> **WHAT THE TASK ASKS**
Extract each line of the material that follows exactly and omit its pictures.

--- START OF COLLECTED MATERIAL ---

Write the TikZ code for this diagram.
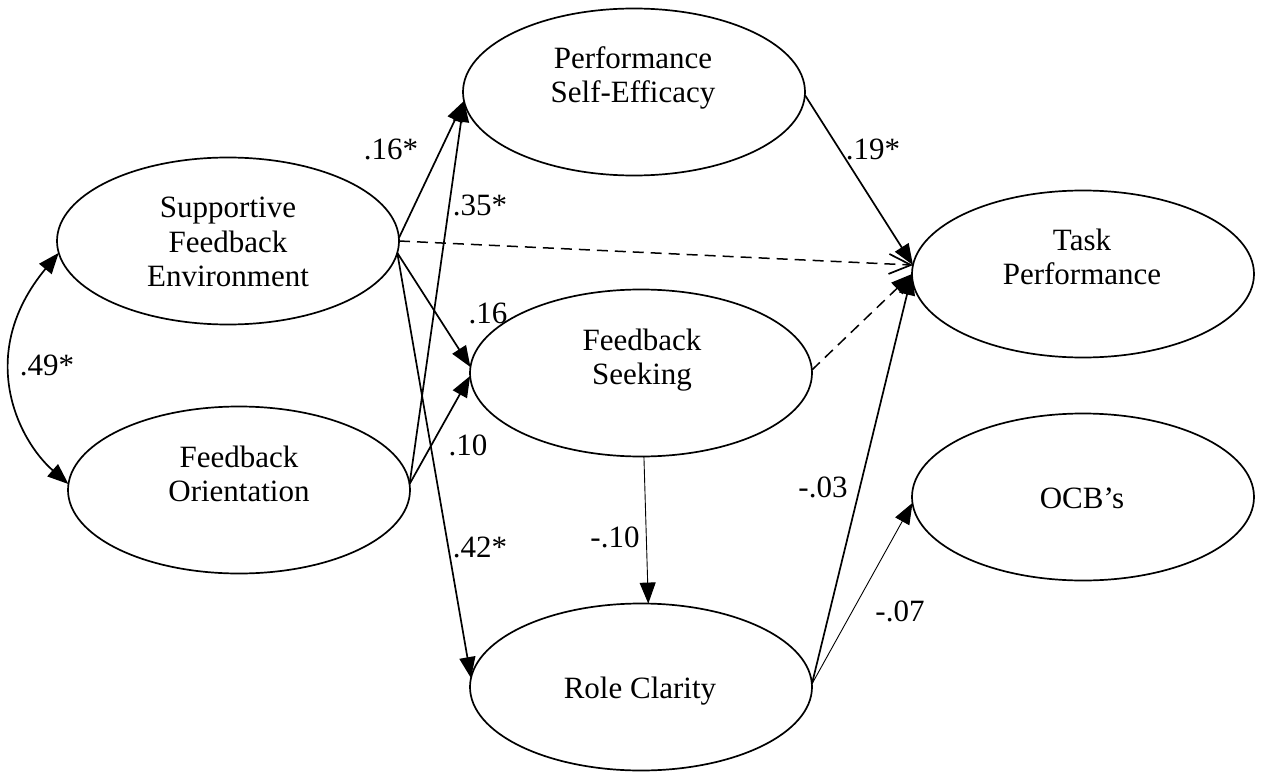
\documentclass[tikz,border=0pt]{standalone}
\usepackage{fontspec}
\setmainfont{Liberation Serif}
\usetikzlibrary{arrows.meta,shapes.geometric}
\begin{document}
\begin{tikzpicture}[x=1pt,y=-1pt,
  construct/.style={draw, ellipse, line width=1.7pt, inner sep=0pt, outer sep=0pt,
                    minimum width=342pt, minimum height=167pt},
  ctext/.style={align=center, inner sep=0pt, font=\fontsize{31}{34.5}\selectfont},
  coef/.style={anchor=base, inner sep=0pt, font=\fontsize{31}{34.5}\selectfont},
  effect/.style={line width=1.7pt, -{Triangle[length=21pt,width=16pt]}},
  weak/.style={line width=0.9pt, -{Triangle[length=21pt,width=16pt]}},
  nsopen/.style={line width=1.5pt, dash pattern=on 11pt off 7pt,
                 -{Straight Barb[length=22pt,width=20pt,line width=1.7pt]}},
  nsfill/.style={line width=1.5pt, dash pattern=on 11pt off 7pt,
                 -{Triangle[length=21pt,width=16pt]}},
  corr/.style={line width=1.7pt, {Triangle[length=21pt,width=16pt]}-{Triangle[length=21pt,width=16pt]}}
]
\useasboundingbox[fill=white] (0,0) rectangle (1264,773);

% latent constructs
\node[construct] (sfe) at (228,241) {};
\node[construct] (fo)  at (239,490) {};
\node[construct] (pse) at (634,92)  {};
\node[construct] (fs)  at (641,373) {};
\node[construct] (rc)  at (641,687) {};
\node[construct] (tp)  at (1083,274) {};
\node[construct] (ocb) at (1083,497) {};

% construct names
\node[ctext] (sfe-t) at (228,242)  {Supportive\\Feedback\\Environment};
\node[ctext] (fo-t)  at (239,474)  {Feedback\\Orientation};
\node[ctext] (pse-t) at (633,78)   {Performance\\Self-Efficacy};
\node[ctext] (fs-t)  at (642,360)  {Feedback\\Seeking};
\node[ctext] (tp-t)  at (1082,257) {Task\\Performance};
\node[ctext] (rc-t)  at (640,691)  {Role Clarity};
\node[ctext] (ocb-t) at (1082,498) {OCB’s};

% correlation between the two predictors
\draw[corr] (sfe.184) .. controls (-25,354) and (18,440) .. (fo.178);

% structural paths
\draw[effect] (sfe.1)  -- (pse.183);
\draw[effect] (fo.2)   -- (pse.183);
\draw[effect] (sfe.-4) -- (fs.178);
\draw[effect] (fo.2)   -- (fs.181);
\draw[effect] (sfe.-4) -- (rc.177);
\draw[nsopen] (sfe.0)  -- (tp.177);
\draw[effect] (pse.-1) -- (tp.177);
\draw[nsfill] (fs.1)   -- (tp.180);
\draw[effect] (rc.1)   -- (tp.180);
\draw[weak]   (fs.272) -- (rc.85);
\draw[weak]   (rc.1)   -- (ocb.182);

% path coefficients
\node[coef] (c-sfe-pse) at (391,160) {.16*};
\node[coef] (c-fo-pse)  at (480,215) {.35*};
\node[coef] (c-corr)    at (47,375)  {.49*};
\node[coef] (c-pse-tp)  at (873,160) {.19*};
\node[coef] (c-sfe-fs)  at (488,323) {.16};
\node[coef] (c-fo-fs)   at (468,455) {.10};
\node[coef] (c-sfe-rc)  at (480,557) {.42*};
\node[coef] (c-fs-rc)   at (615,547) {-.10};
\node[coef] (c-rc-tp)   at (823,497) {-.03};
\node[coef] (c-rc-ocb)  at (900,621) {-.07};
\end{tikzpicture}
\end{document}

--- END OF COLLECTED MATERIAL ---

> **THE ANSWER**
Write the TikZ code for this diagram.
\documentclass[tikz,border=0pt]{standalone}
\usepackage{fontspec}
\setmainfont{Liberation Serif}
\usetikzlibrary{arrows.meta,shapes.geometric}
\begin{document}
\begin{tikzpicture}[x=1pt,y=-1pt,
  construct/.style={draw, ellipse, line width=1.7pt, inner sep=0pt, outer sep=0pt,
                    minimum width=342pt, minimum height=167pt},
  ctext/.style={align=center, inner sep=0pt, font=\fontsize{31}{34.5}\selectfont},
  coef/.style={anchor=base, inner sep=0pt, font=\fontsize{31}{34.5}\selectfont},
  effect/.style={line width=1.7pt, -{Triangle[length=21pt,width=16pt]}},
  weak/.style={line width=0.9pt, -{Triangle[length=21pt,width=16pt]}},
  nsopen/.style={line width=1.5pt, dash pattern=on 11pt off 7pt,
                 -{Straight Barb[length=22pt,width=20pt,line width=1.7pt]}},
  nsfill/.style={line width=1.5pt, dash pattern=on 11pt off 7pt,
                 -{Triangle[length=21pt,width=16pt]}},
  corr/.style={line width=1.7pt, {Triangle[length=21pt,width=16pt]}-{Triangle[length=21pt,width=16pt]}}
]
\useasboundingbox[fill=white] (0,0) rectangle (1264,773);

% latent constructs
\node[construct] (sfe) at (228,241) {};
\node[construct] (fo)  at (239,490) {};
\node[construct] (pse) at (634,92)  {};
\node[construct] (fs)  at (641,373) {};
\node[construct] (rc)  at (641,687) {};
\node[construct] (tp)  at (1083,274) {};
\node[construct] (ocb) at (1083,497) {};

% construct names
\node[ctext] (sfe-t) at (228,242)  {Supportive\\Feedback\\Environment};
\node[ctext] (fo-t)  at (239,474)  {Feedback\\Orientation};
\node[ctext] (pse-t) at (633,78)   {Performance\\Self-Efficacy};
\node[ctext] (fs-t)  at (642,360)  {Feedback\\Seeking};
\node[ctext] (tp-t)  at (1082,257) {Task\\Performance};
\node[ctext] (rc-t)  at (640,691)  {Role Clarity};
\node[ctext] (ocb-t) at (1082,498) {OCB’s};

% correlation between the two predictors
\draw[corr] (sfe.184) .. controls (-25,354) and (18,440) .. (fo.178);

% structural paths
\draw[effect] (sfe.1)  -- (pse.183);
\draw[effect] (fo.2)   -- (pse.183);
\draw[effect] (sfe.-4) -- (fs.178);
\draw[effect] (fo.2)   -- (fs.181);
\draw[effect] (sfe.-4) -- (rc.177);
\draw[nsopen] (sfe.0)  -- (tp.177);
\draw[effect] (pse.-1) -- (tp.177);
\draw[nsfill] (fs.1)   -- (tp.180);
\draw[effect] (rc.1)   -- (tp.180);
\draw[weak]   (fs.272) -- (rc.85);
\draw[weak]   (rc.1)   -- (ocb.182);

% path coefficients
\node[coef] (c-sfe-pse) at (391,160) {.16*};
\node[coef] (c-fo-pse)  at (480,215) {.35*};
\node[coef] (c-corr)    at (47,375)  {.49*};
\node[coef] (c-pse-tp)  at (873,160) {.19*};
\node[coef] (c-sfe-fs)  at (488,323) {.16};
\node[coef] (c-fo-fs)   at (468,455) {.10};
\node[coef] (c-sfe-rc)  at (480,557) {.42*};
\node[coef] (c-fs-rc)   at (615,547) {-.10};
\node[coef] (c-rc-tp)   at (823,497) {-.03};
\node[coef] (c-rc-ocb)  at (900,621) {-.07};
\end{tikzpicture}
\end{document}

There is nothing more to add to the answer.